**TASK STATEMENT**. Copy out exactly the lines from the one holding "Emit a Python" through the one holding "import plotly.graph_objects as go", ends included; omit images.
________
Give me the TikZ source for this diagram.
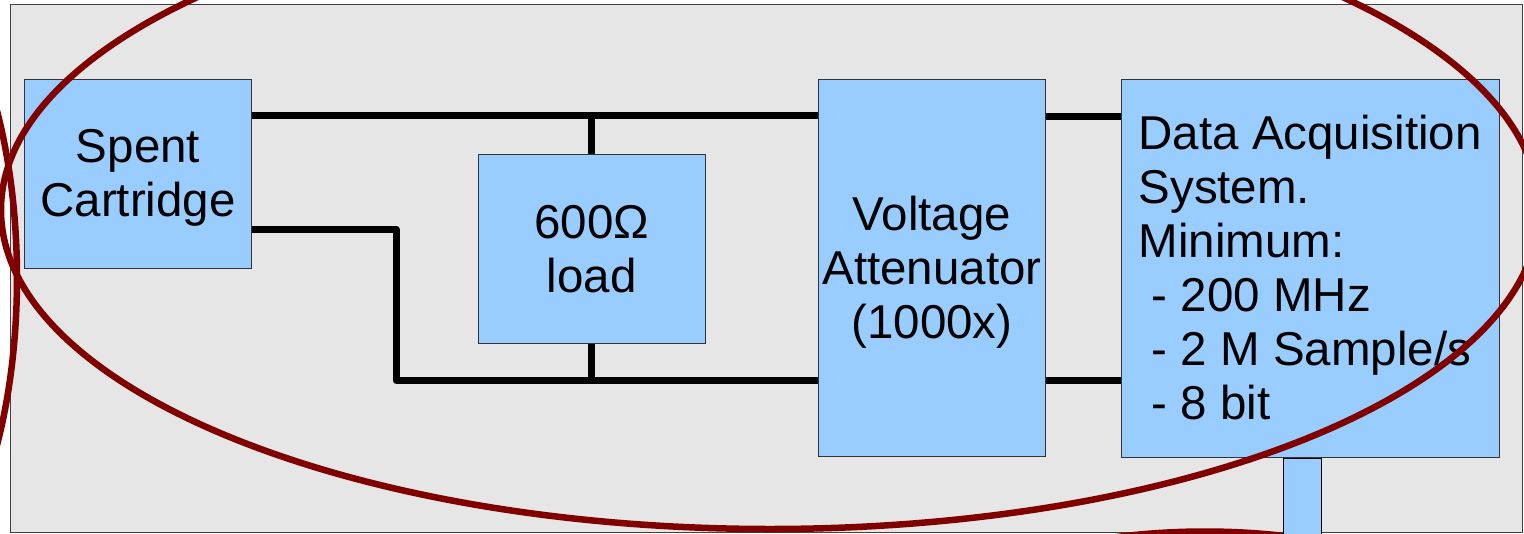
\documentclass[tikz,border=0pt]{standalone}
\usepackage{fontspec}
\setmainfont{Liberation Sans}
\definecolor{bgc}{HTML}{E6E6E6}
\definecolor{boxc}{HTML}{99CCFF}
\definecolor{ellc}{HTML}{800000}
\newcommand{\ascS}{\rule{0pt}{43pt}}
\newcommand{\desS}{\rule[-11pt]{0pt}{11pt}}
\begin{document}
\begin{tikzpicture}[x=1pt,y=-1pt,
  blk/.style={draw=black!80, line width=1pt, fill=boxc, inner sep=0pt,
    font=\fontsize{47.5}{54}\selectfont, align=center},
  wire/.style={line width=7pt, line join=round, line cap=butt},
  redline/.style={draw=ellc, line width=6.5pt}]
\useasboundingbox (0,0) rectangle (1524,533);
\clip (0,0) rectangle (1524,533);
\node[draw=black!75, fill=bgc, line width=1pt, minimum width=1512pt,
  minimum height=528.5pt, inner sep=0pt, anchor=north west] (bg) at (9.5,3.5) {};
% boxes
\node[blk, minimum width=227.4pt, minimum height=188.8pt] (spent) at (138,173.6)
  {\ascS Spent\\Cartridge\desS};
\node[blk, minimum width=227pt, minimum height=189pt] (load) at (591.8,249.2)
  {\ascS 600Ω\\load\desS};
\node[blk, minimum width=226.3pt, minimum height=377.4pt] (att) at (931.9,268)
  {\ascS Voltage\\Attenuator\\(1000x)\desS};
\node[blk, minimum width=377.7pt, minimum height=378.3pt, align=left] (daq) at (1310.2,268.3)
  {\ascS Data Acquisition\\System.\\Minimum:\\\hspace*{0.278em}- 200 MHz\\\hspace*{0.278em}- 2 M Sample/s\\\hspace*{0.278em}- 8 bit\desS};
% wires
\coordinate (tl) at ([yshift=58pt]spent.east);
\coordinate (bend) at (396,380.5);
\draw[wire] (tl) -- (tl -| att.west);
\draw[wire] ([yshift=152pt]att.east) -- ([yshift=152pt]att.east -| daq.west);
\draw[wire] (load.north) -- (load.north |- tl);
\draw[wire] ([yshift=-55.4pt]spent.east) -| (bend) -- (bend -| att.west);
\draw[wire] (load.south) -- (load.south |- bend);
\draw[wire] (att.east |- bend) -- (daq.west |- bend);
% arc at bottom right, then stub
\draw[redline] (1205,781.5) ellipse [x radius=420, y radius=250];
\node[draw=black, line width=1pt, fill=boxc, minimum width=37.3pt,
  minimum height=90pt, inner sep=0pt, anchor=north] (stub) at (1302.4,457.5) {};
% red ellipses
\draw[redline] (770,210) ellipse [x radius=769, y radius=319];
\draw[redline] (-120,278) ellipse [x radius=137, y radius=321];
\end{tikzpicture}
\end{document}
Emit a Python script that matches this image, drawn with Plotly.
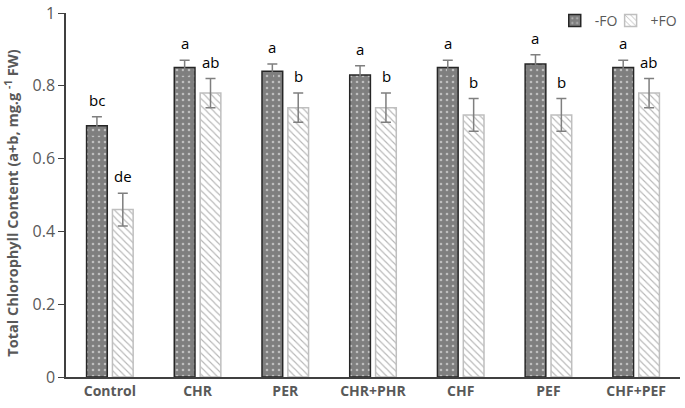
import plotly.graph_objects as go

categories = ["Control", "CHR", "PER", "CHR+PHR", "CHF", "PEF", "CHF+PEF"]
minus_fo = [0.69, 0.85, 0.84, 0.83, 0.85, 0.86, 0.85]
minus_fo_err = [0.025, 0.02, 0.02, 0.025, 0.02, 0.025, 0.02]
plus_fo = [0.46, 0.78, 0.74, 0.74, 0.72, 0.72, 0.78]
plus_fo_err = [0.045, 0.04, 0.04, 0.04, 0.045, 0.045, 0.04]
minus_letters = ["bc", "a", "a", "a", "a", "a", "a"]
plus_letters = ["de", "ab", "b", "b", "b", "b", "ab"]
y_ticks = [0, 0.2, 0.4, 0.6, 0.8, 1]
y_tick_labels = ["0", "0.2", "0.4", "0.6", "0.8", "1"]
y_title = "Total Chlorophyll Content (a+b, mg.g <sup>-1</sup> FW)"

FONT = "Open Sans, Liberation Sans, sans-serif"
GRAY = "#595959"

fig = go.Figure()
fig.add_trace(go.Bar(
    name="-FO", x=categories, y=minus_fo, legend="legend",
    marker=dict(color="#7f7f7f", line=dict(color="#262626", width=1.5),
                pattern=dict(shape=".", fgcolor="white", size=6, solidity=0.15)),
    error_y=dict(type="data", array=minus_fo_err, color="#7f7f7f", thickness=1.5, width=5),
))
fig.add_trace(go.Bar(
    name="+FO", x=categories, y=plus_fo, legend="legend2",
    marker=dict(color="white", line=dict(color="#bfbfbf", width=1.5),
                pattern=dict(shape="\\", fgcolor="#6e6e6e", size=5, solidity=0.22)),
    error_y=dict(type="data", array=plus_fo_err, color="#7f7f7f", thickness=1.5, width=5),
))

for i, c in enumerate(categories):
    fig.add_annotation(x=c, y=minus_fo[i] + minus_fo_err[i], text=minus_letters[i],
                       xshift=-13, yshift=5, yanchor="bottom", showarrow=False,
                       font=dict(family=FONT, size=15, color="black"))
    fig.add_annotation(x=c, y=plus_fo[i] + plus_fo_err[i], text=plus_letters[i],
                       xshift=13, yshift=5, yanchor="bottom", showarrow=False,
                       font=dict(family=FONT, size=15, color="black"))

fig.add_annotation(xref="paper", yref="paper", x=-0.089, y=0.477, xanchor="center",
                   yanchor="middle", textangle=-90, showarrow=False, text=y_title,
                   font=dict(family=FONT, size=14.5, color=GRAY, weight="bold"))

legend_common = dict(orientation="v", yanchor="middle", y=0.978, xanchor="left",
                     font=dict(family=FONT, size=14, color=GRAY),
                     bgcolor="rgba(0,0,0,0)", borderwidth=0, itemwidth=30)

fig.update_layout(
    width=685, height=408,
    margin=dict(l=66, r=2, t=10, b=31),
    paper_bgcolor="white", plot_bgcolor="white",
    barmode="group", bargap=0.41, bargroupgap=0.2,
    font=dict(family=FONT, color=GRAY),
    showlegend=True,
    legend=dict(x=0.796, **legend_common),
    legend2=dict(x=0.887, **legend_common),
)
fig.update_xaxes(showline=True, linecolor="#404040", linewidth=1.5,
                 tickfont=dict(family=FONT, size=14, color=GRAY, weight="bold"),
                 ticks="", showgrid=False)
fig.update_yaxes(range=[0, 1], tickvals=y_ticks, ticktext=y_tick_labels,
                 showline=True, linecolor="#404040", linewidth=1.5,
                 ticks="outside", ticklen=6, tickcolor="#404040",
                 tickfont=dict(family=FONT, size=16, color=GRAY),
                 ticklabeloverflow="allow",
                 showgrid=False, zeroline=False)

fig.write_html("out.html", config={"displayModeBar": False},
               post_script="document.body.style.margin='0';")
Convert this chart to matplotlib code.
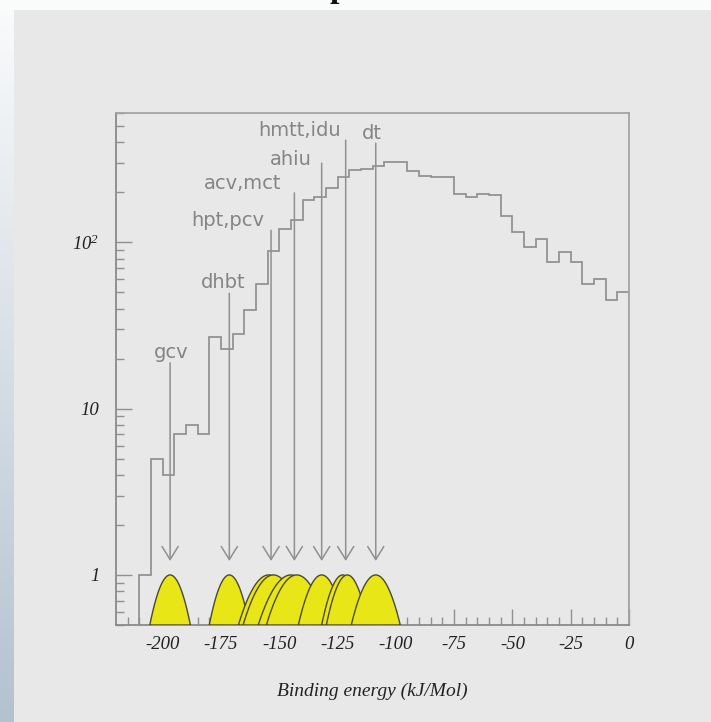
________
**SOLUTION TO THIS PROBLEM**.
Emit a Python script that matches this image, drawn with Plotly.
import plotly.graph_objects as go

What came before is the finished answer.